MT LAUREL, NJ - August 2, 2011 - A long-awaited bill containing key amendments to the CPSIA passed the House yesterday and the Senate last night with bipartisan support. The bill was introduced and passed quickly through the House by a 421-2 vote. The Senate was moved by the near-unanimous House vote and passed the House bill by unanimous consent rather than move its own more narrowly tailored bill. The President is likely to sign the bill shortly.
Relief Should Be Seen Before August 14th.
Key Provisions of HR 2715 as passed:
Applies new limits to products manufactured only after the effective date of the Rule (August 14, 2011)
Includes a limited exemption from the substrate lead standard if lead at low levels is necessary for proper function
Removes the lead limits for “used children’s products”
Includes categorical exclusions or alternative requirements for ATVs, dirt bikes, bicycles and printed materials.
3rd Party Testing
Requires CPSC to seek public comment on ways to reduce burden and cost, specifically requesting information on redundancy with existing testing standards
Includes testing exceptions for small batch manufacturers
Includes an inaccessibility exclusion from the phthalate standard
Requires CPSC to stay publication for five (5) additional days when the commission receives notice of materially inaccurate information
Requires CPSC to attempt to get model/serial number or a photo of a product in question.
Retailers and manufacturers had sought clarity that the lower lead limits would only apply to goods entering commerce after August 14, 2011. JPMA has supported practical changes since the CPSIA brought a slew of unintended consequences as regulations were rushed into existence.
"We welcome prospective application of lower lead limits and application of phthalate bans only to accessible plastic on child care articles intended to contain them," said JPMA Executive Director, Michael Dwyer. "There is no longer any excuse for perfectly safe products to be swept off retail shelves."
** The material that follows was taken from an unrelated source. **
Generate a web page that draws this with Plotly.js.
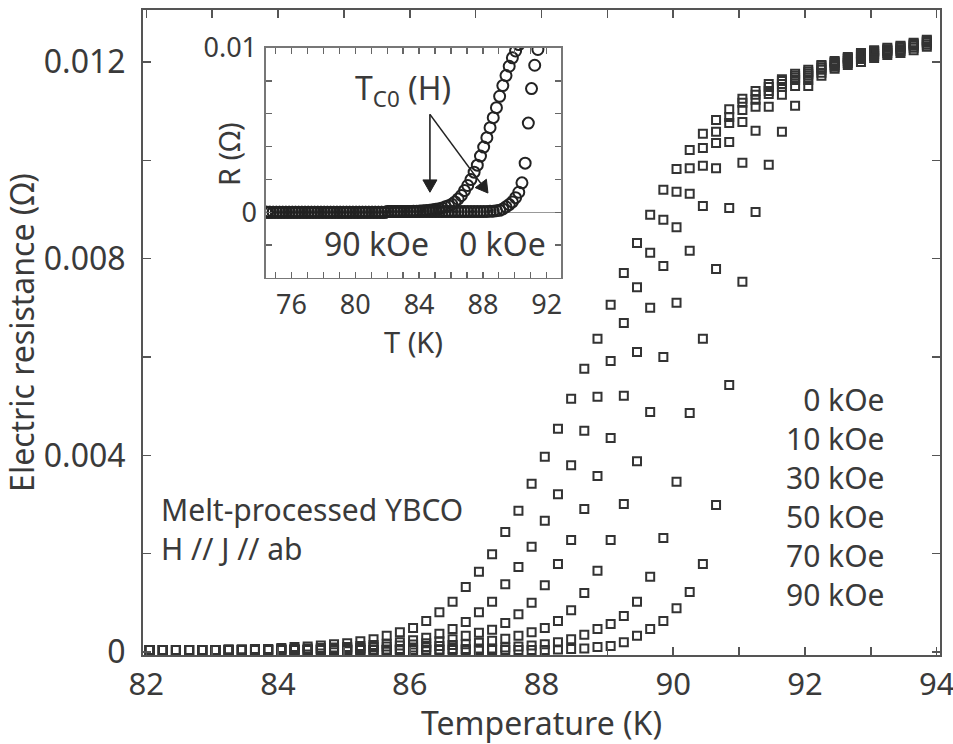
<!DOCTYPE html>
<html>
<head>
<meta charset="utf-8">
<script src="https://cdn.plot.ly/plotly-3.0.1.min.js"></script>
<style>html,body{margin:0;padding:0;background:#fff;}#chart{width:953px;height:744px;}</style>
</head>
<body>
<div id="chart"></div>
<script>
// Temperature grid (K) of the main panel
var temps = [82.05,82.25,82.45,82.65,82.85,83.05,83.25,83.45,83.65,83.85,
  84.05,84.25,84.45,84.65,84.85,85.05,85.25,85.45,85.65,85.85,
  86.05,86.25,86.45,86.65,86.85,87.05,87.25,87.45,87.65,87.85,
  88.05,88.25,88.45,88.65,88.85,89.05,89.25,89.45,89.65,89.85,
  90.05,90.25,90.45,90.65,90.85,91.05,91.25,91.45,91.65,91.85,
  92.05,92.25,92.45,92.65,92.85,93.05,93.25,93.45,93.65,93.85];

// Electric resistance (Ohm) for each field
var r90 = [0.00004,0.00004,0.00004,0.00004,0.00004,0.00004,0.00005,0.00005,0.00006,0.00006,
  0.00008,0.00010,0.00011,0.00013,0.00016,0.00018,0.00022,0.00026,0.00033,0.00040,
  0.00049,0.00063,0.00081,0.00102,0.00132,0.00163,0.00199,0.00244,0.00287,0.00342,
  0.00397,0.00454,0.00515,0.00576,0.00637,0.00706,0.00771,0.00832,0.00889,0.00940,
  0.00982,0.01021,0.01054,0.01082,0.01104,0.01125,0.01141,0.01155,0.01165,0.01176,
  0.01184,0.01194,0.01202,0.01210,0.01218,0.01224,0.01229,0.01233,0.01239,0.01245];
var r70 = [0.00004,0.00004,0.00004,0.00004,0.00004,0.00004,0.00005,0.00005,0.00005,0.00005,
  0.00006,0.00006,0.00007,0.00008,0.00009,0.00010,0.00012,0.00014,0.00017,0.00020,
  0.00024,0.00029,0.00037,0.00047,0.00061,0.00081,0.00102,0.00138,0.00173,0.00214,
  0.00267,0.00321,0.00380,0.00450,0.00519,0.00592,0.00669,0.00742,0.00812,0.00879,
  0.00936,0.00984,0.01025,0.01058,0.01088,0.01117,0.01133,0.01149,0.01161,0.01172,
  0.01180,0.01192,0.01200,0.01208,0.01216,0.01222,0.01226,0.01231,0.01237,0.01243];
var r50 = [0.00004,0.00004,0.00004,0.00004,0.00004,0.00004,0.00004,0.00004,0.00005,0.00005,
  0.00005,0.00005,0.00005,0.00006,0.00007,0.00007,0.00008,0.00010,0.00011,0.00013,
  0.00015,0.00018,0.00022,0.00026,0.00033,0.00039,0.00045,0.00059,0.00077,0.00100,
  0.00136,0.00179,0.00228,0.00291,0.00358,0.00435,0.00521,0.00610,0.00700,0.00785,
  0.00864,0.00932,0.00989,0.01035,0.01076,0.01102,0.01123,0.01141,0.01155,0.01168,
  0.01176,0.01188,0.01198,0.01206,0.01214,0.01220,0.01224,0.01229,0.01235,0.01241];
var r30 = [0.00004,0.00004,0.00004,0.00004,0.00004,0.00004,0.00004,0.00004,0.00004,0.00004,
  0.00004,0.00004,0.00004,0.00005,0.00005,0.00005,0.00005,0.00005,0.00005,0.00006,
  0.00009,0.00010,0.00012,0.00014,0.00016,0.00019,0.00023,0.00027,0.00033,0.00040,
  0.00049,0.00063,0.00085,0.00120,0.00165,0.00228,0.00301,0.00388,0.00488,0.00600,
  0.00710,0.00816,0.00907,0.00984,0.01037,0.01078,0.01109,0.01135,0.01149,0.01163,
  0.01172,0.01184,0.01194,0.01202,0.01210,0.01216,0.01222,0.01226,0.01233,0.01239];
var r10 = [0.00004,0.00004,0.00004,0.00004,0.00004,0.00004,0.00004,0.00004,0.00004,0.00004,
  0.00004,0.00004,0.00004,0.00004,0.00004,0.00004,0.00004,0.00004,0.00004,0.00004,
  0.00004,0.00005,0.00005,0.00006,0.00006,0.00007,0.00007,0.00009,0.00011,0.00013,
  0.00016,0.00020,0.00026,0.00035,0.00047,0.00057,0.00073,0.00102,0.00153,0.00232,
  0.00346,0.00486,0.00637,0.00779,0.00903,0.00995,0.01060,0.01109,0.01133,0.01151,
  0.01163,0.01178,0.01190,0.01198,0.01206,0.01212,0.01218,0.01222,0.01229,0.01235];
var r0 = [0.00004,0.00004,0.00004,0.00004,0.00004,0.00004,0.00004,0.00004,0.00004,0.00004,
  0.00004,0.00004,0.00004,0.00004,0.00004,0.00004,0.00004,0.00004,0.00004,0.00004,
  0.00004,0.00004,0.00004,0.00004,0.00004,0.00004,0.00004,0.00004,0.00004,0.00004,
  0.00004,0.00005,0.00006,0.00007,0.00010,0.00012,0.00020,0.00033,0.00047,0.00063,
  0.00089,0.00122,0.00179,0.00299,0.00543,0.00753,0.00895,0.00991,0.01058,0.01111,
  0.01151,0.01172,0.01186,0.01194,0.01200,0.01208,0.01214,0.01218,0.01224,0.01231];

// Inset: extra low-temperature points (superconducting state, R = 0)
var lowTemps = [74.45,74.65,74.85,75.05,75.25,75.45,75.65,75.85,76.05,76.25,
  76.45,76.65,76.85,77.05,77.25,77.45,77.65,77.85,78.05,78.25,
  78.45,78.65,78.85,79.05,79.25,79.45,79.65,79.85,80.05,80.25,
  80.45,80.65,80.85,81.05,81.25,81.45,81.65,81.85];
var lowR = [0,0,0,0,0,0,0,0,0,0, 0,0,0,0,0,0,0,0,0,0,
  0,0,0,0,0,0,0,0,0,0, 0,0,0,0,0,0,0,0];

var fieldLabels = ['0 kOe','10 kOe','30 kOe','50 kOe','70 kOe','90 kOe'];
var seriesR = [r0, r10, r30, r50, r70, r90];

var FONT = 'Noto Sans, DejaVu Sans, sans-serif';
var TXT = '#3a3a3a';
var AX = '#555';

var traces = [];
for (var i = 0; i < seriesR.length; i++) {
  traces.push({
    x: temps, y: seriesR[i], type: 'scatter', mode: 'markers', name: fieldLabels[i],
    xaxis: 'x', yaxis: 'y', showlegend: false,
    marker: {symbol: 'square-open', size: 8, color: '#333', line: {width: 2, color: '#333'}}
  });
}
var insetSets = [[r90, '90 kOe'], [r0, '0 kOe']];
insetSets.forEach(function (s) {
  traces.push({
    x: lowTemps.concat(temps), y: lowR.concat(s[0]), type: 'scatter', mode: 'markers',
    name: s[1] + ' (inset)', xaxis: 'x2', yaxis: 'y2', showlegend: false,
    marker: {symbol: 'circle-open', size: 11, color: '#222', line: {width: 2, color: '#222'}}
  });
});

var annotations = [];
// field list (one right-aligned block)
annotations.push({xref: 'paper', yref: 'paper', x: 0.933, y: 0.2442, xanchor: 'right', yanchor: 'middle', align: 'right',
  text: fieldLabels.join('<br>'), showarrow: false, font: {family: FONT, size: 30, color: TXT}});
annotations.push({xref: 'paper', yref: 'paper', x: 0.020, y: 0.1953, xanchor: 'left', yanchor: 'middle', align: 'left',
  text: 'Melt-processed YBCO<br>H // J // ab', showarrow: false, font: {family: FONT, size: 30, color: TXT}});
// inset texts
annotations.push({xref: 'x2', yref: 'y2', x: 81.36, y: -0.00187, xanchor: 'center', yanchor: 'middle',
  text: '90 kOe', showarrow: false, font: {family: FONT, size: 32, color: TXT}});
annotations.push({xref: 'x2', yref: 'y2', x: 89.26, y: -0.00187, xanchor: 'center', yanchor: 'middle',
  text: '0 kOe', showarrow: false, font: {family: FONT, size: 32, color: TXT}});
annotations.push({xref: 'x2', yref: 'y2', x: 82.99, y: 0.00744, xanchor: 'center', yanchor: 'middle',
  text: 'T<sub>C0</sub> (H)', showarrow: false, font: {family: FONT, size: 32, color: TXT}});
// inset y title (sits over the tick-label column, as in the original)
annotations.push({xref: 'paper', yref: 'paper', x: 0.1066, y: 0.7767, xanchor: 'center', yanchor: 'middle',
  text: 'R (Ω)', textangle: -90, showarrow: false, font: {family: FONT, size: 29, color: TXT}});

// arrows pointing to Tc0(H) in the inset
var shapes = [
  {type: 'line', xref: 'x2', yref: 'y2', x0: 84.68, y0: 0.00596, x1: 84.68, y1: 0.00197, line: {color: '#222', width: 1.6}},
  {type: 'path', xref: 'x2', yref: 'y2', path: 'M84.24,0.00197 L85.12,0.00197 L84.68,0.00122 Z', fillcolor: '#222', line: {color: '#222', width: 1}},
  {type: 'line', xref: 'x2', yref: 'y2', x0: 84.68, y0: 0.00596, x1: 87.87, y1: 0.00176, line: {color: '#222', width: 1.6}},
  {type: 'path', xref: 'x2', yref: 'y2', path: 'M87.52,0.00150 L88.22,0.00201 L88.32,0.00117 Z', fillcolor: '#222', line: {color: '#222', width: 1}}
];

var layout = {
  width: 953, height: 744,
  margin: {l: 143, r: 13, t: 10, b: 89},
  paper_bgcolor: '#fff', plot_bgcolor: '#fff',
  font: {family: FONT, color: TXT},
  showlegend: false,
  xaxis: {
    domain: [0, 1], anchor: 'y', range: [81.95, 94.05], tick0: 82, dtick: 2,
    ticks: 'inside', ticklen: 8, tickwidth: 1.5, tickcolor: AX,
    minor: {dtick: 1, ticks: 'inside', ticklen: 8, tickwidth: 1.5, tickcolor: AX},
    showline: true, linewidth: 2, linecolor: AX, mirror: 'ticks',
    showgrid: false, zeroline: false, ticklabeloverflow: 'allow',
    tickfont: {family: FONT, size: 31, color: TXT}, ticklabelstandoff: 1,
    title: {text: 'Temperature (K)', font: {family: FONT, size: 32, color: TXT}, standoff: 2}
  },
  yaxis: {
    domain: [0, 1], anchor: 'x', range: [-0.000061, 0.013056], tick0: 0, dtick: 0.004,
    ticks: 'inside', ticklen: 8, tickwidth: 1.5, tickcolor: AX,
    minor: {dtick: 0.002, ticks: 'inside', ticklen: 8, tickwidth: 1.5, tickcolor: AX},
    showline: true, linewidth: 2, linecolor: AX, mirror: 'ticks',
    showgrid: false, zeroline: false,
    tickfont: {family: FONT, size: 32, color: TXT}, ticklabelstandoff: 9,
    title: {text: 'Electric resistance (Ω)', font: {family: FONT, size: 32, color: TXT}, standoff: 2}
  },
  xaxis2: {
    domain: [0.1543, 0.5245], anchor: 'y2', range: [74.4, 92.9], tick0: 76, dtick: 4,
    ticks: 'inside', ticklen: 6, tickwidth: 1.3, tickcolor: '#666',
    minor: {dtick: 1, ticks: 'inside', ticklen: 6, tickwidth: 1.3, tickcolor: '#666'},
    showline: true, linewidth: 1.5, linecolor: '#777', mirror: 'ticks',
    showgrid: false, zeroline: false,
    tickfont: {family: FONT, size: 27, color: TXT}, ticklabelstandoff: 2,
    title: {text: 'T (K)', font: {family: FONT, size: 29, color: TXT}, standoff: 2}
  },
  yaxis2: {
    domain: [0.5845, 0.9411], anchor: 'x2', range: [-0.004, 0.01], tick0: 0, dtick: 0.01,
    ticks: 'inside', ticklen: 6, tickwidth: 1.3, tickcolor: '#666',
    minor: {dtick: 0.002, ticks: 'inside', ticklen: 6, tickwidth: 1.3, tickcolor: '#666'},
    showline: true, linewidth: 1.5, linecolor: '#777', mirror: 'ticks',
    showgrid: false, zeroline: true, zerolinecolor: '#999', zerolinewidth: 1.5,
    tickfont: {family: FONT, size: 27, color: TXT}, ticklabelstandoff: 2
  },
  shapes: shapes,
  annotations: annotations
};

Plotly.newPlot('chart', traces, layout, {staticPlot: true, displayModeBar: false});
</script>
</body>
</html>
JPMA has repeatedly urged CPSC to apply the law in a practical way and took its concerns to Congress when the CPSC was constrained by the language of the CPSIA itself. JPMA will continue to promote CPSC adoption of already effective ASTM standards for durable juvenile products, elimination of burdensome duplicative test requirements and rules that do not unduly burden small businesses that develop products that keep baby safe and help parents care for them. The new legislation does not eliminate the requirement that CPSC adopt more mandatory requirements for certain durable juvenile products. JPMA notes the Congressional admonition that the agency should consider existing standards and reduce burdensome testing.